We were both good Scouts and tried hard to be trustworthy, loyal, helpful, friendly, courteous, kind, obedient, cheerful, thrifty, brave, clean and reverent. We lived by the Scout Motto… Be Prepared. We camped out in tents in the middle of winter and went to Camp Coffman for a week each summer. We competed with other Scouts in the sending of semaphore messages and in chopping logs in half. One week we spent preparing war kites that had razor blades in their tails, ground glass on their strings and bike spokes lashed to their sticks. On the day of the kite fight, we bravely took on all comers until our kites lay on the ground, in shreds.

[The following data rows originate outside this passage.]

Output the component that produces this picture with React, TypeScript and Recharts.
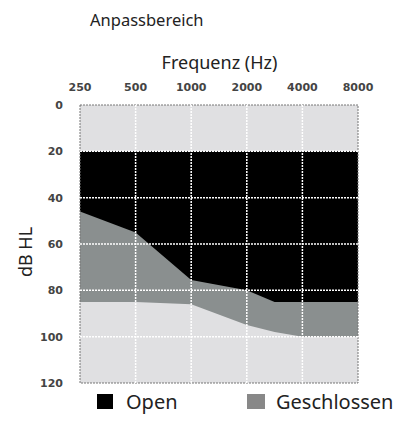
import {
  ComposedChart,
  Area,
  XAxis,
  YAxis,
  CartesianGrid,
  ReferenceLine,
  ReferenceArea,
} from "recharts";

// octave position: 0 = 250 Hz ... 5 = 8000 Hz
const freqLabels = ["250", "500", "1000", "2000", "4000", "8000"];
const positions = [0, 1, 2, 3, 3.5, 4, 5];
const openLow = [20, 20, 20, 20, 20, 20, 20];
const openHigh = [85, 85, 85, 85, 85, 85, 85];
const closedTop = [46, 55, 75.5, 80, 85, 85, 85];
const closedBottom = [85, 85, 86, 95, 98, 100, 100];
const dbTicks = [0, 20, 40, 60, 80, 100, 120];

const data = positions.map((p, i) => ({
  pos: p,
  open: [openLow[i], openHigh[i]],
  closed: [closedTop[i], closedBottom[i]],
}));

const xTick = {
  fontFamily: "DejaVu Sans",
  fontWeight: 700,
  fontSize: 11,
  fill: "#444",
};
const yTick = { ...xTick };

export default function App() {
  return (
    <div
      style={{
        position: "absolute",
        left: 0,
        top: 0,
        width: 400,
        height: 423,
        background: "#fff",
        fontFamily: "Noto Sans, sans-serif",
        color: "#222",
      }}
    >
      <div style={{ position: "absolute", left: 90, top: 12, fontSize: 16.5, lineHeight: "16.5px" }}>
        Anpassbereich
      </div>
      <div
        style={{
          position: "absolute",
          left: 0,
          width: 439,
          top: 53,
          fontSize: 18,
          lineHeight: "18px",
          textAlign: "center",
        }}
      >
        Frequenz (Hz)
      </div>
      <div
        style={{
          position: "absolute",
          left: 25,
          top: 252,
          fontSize: 18,
          lineHeight: "18px",
          transform: "translate(-50%, -50%) rotate(-90deg)",
          whiteSpace: "nowrap",
        }}
      >
        dB HL
      </div>
      <ComposedChart
        width={400}
        height={423}
        data={data}
        margin={{ top: 75, right: 42, bottom: 40, left: 30 }}
      >
        <CartesianGrid fill="#e0e0e2" horizontal={false} vertical={false} />
        <XAxis
          dataKey="pos"
          type="number"
          orientation="top"
          domain={[0, 5]}
          ticks={[0, 1, 2, 3, 4, 5]}
          tickFormatter={(v) => freqLabels[v]}
          tick={xTick}
          axisLine={false}
          tickLine={false}
          tickSize={12}
          height={30}
        />
        <YAxis
          type="number"
          reversed
          domain={[0, 120]}
          ticks={dbTicks}
          tick={yTick}
          axisLine={false}
          tickLine={false}
          tickSize={15}
          width={50}
        />
        <Area
          type="linear"
          dataKey="open"
          fill="#000"
          fillOpacity={1}
          stroke="none"
          isAnimationActive={false}
        />
        <Area
          type="linear"
          dataKey="closed"
          fill="#8a8f8f"
          fillOpacity={1}
          stroke="none"
          isAnimationActive={false}
        />
        {[1, 2, 3, 4].map((x) => (
          <ReferenceLine key={"x" + x} x={x} stroke="#fff" strokeWidth={1.5} strokeDasharray="2 1" />
        ))}
        {[20, 40, 60, 80, 100].map((y) => (
          <ReferenceLine key={"y" + y} y={y} stroke="#fff" strokeWidth={1.5} strokeDasharray="2 1" />
        ))}
        <ReferenceArea
          x1={0}
          x2={5}
          y1={0}
          y2={120}
          fill="none"
          stroke="#777"
          strokeDasharray="2 1"
          fillOpacity={0}
        />
      </ComposedChart>
      <div style={{ position: "absolute", left: 97, top: 394, width: 16, height: 15, background: "#000" }} />
      <div style={{ position: "absolute", left: 126, top: 392, fontSize: 20, lineHeight: "20px" }}>Open</div>
      <div style={{ position: "absolute", left: 247, top: 394, width: 18, height: 15, background: "#888" }} />
      <div style={{ position: "absolute", left: 276, top: 392, fontSize: 20, lineHeight: "20px" }}>
        Geschlossen
      </div>
    </div>
  );
}
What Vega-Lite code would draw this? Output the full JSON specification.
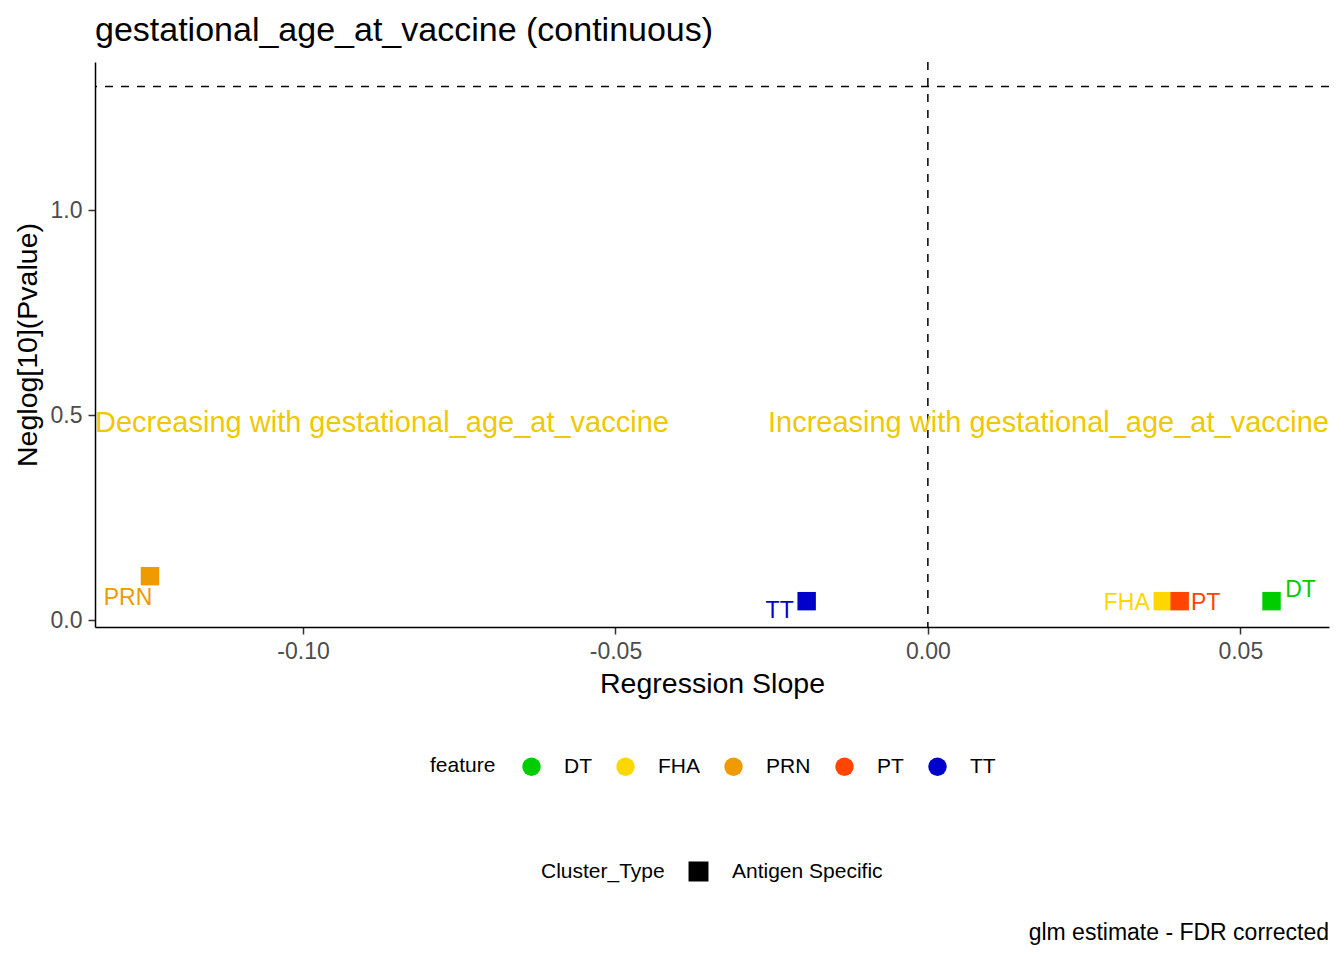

We entered canoe races, hiking races, and swimming races. Later as Explorer Scouts we held weekly dances to raise money, and then spent it all on a week long trip to Wildwood, New Jersey, and on a camp we built in the woods. With us in all of these activities were the other Scouts of our troop… kids with nicknames like Muskie, Zuke, Cat and Ox. Also there were the adults, Ed Spindler in Boy Scouts and Ray Mohney in Explorers. These men did the real planning and made things happen.

At the age of sixteen I was a counselor at Camp Coffman one summer, and Clem was inducted into the secret scout society called the Order of the Arrow, but during all of those years, our ultimate goal was to become Eagle Scouts and we worked hard at it.

Clem and I made insect collections for the Insect Study merit badge, leaf collections for the Forestry merit badge, and wildflower collections for the Botany merit badge. We collected stamps, coins, fingerprints, and minerals; and we wrote little essays on each collection to prove that we had mastered the subject. In the end we had a collection of collections and dozens of merit badges. It was a very proud day indeed when our father pinned the Eagle badges on our chests.

Of course I have forgotten much of what I learned in those early years of working on merit badges, but I like to think that all of those small projects have melded together into a big lump of experience inside of me, and that this lump still serves me well. Certainly I can date my too many interests to those early days spent making a collection of merit badges.

Now, when I take Pete for a walk along the river, and I skip rocks across its surface, he sometimes says to me, "Don't skip that stone, Dad. I want to keep it for my smooth rock collection."

I hand it to him then and he shoves it deep into his pocket, and I think to myself, maybe time he became a Cub Scout.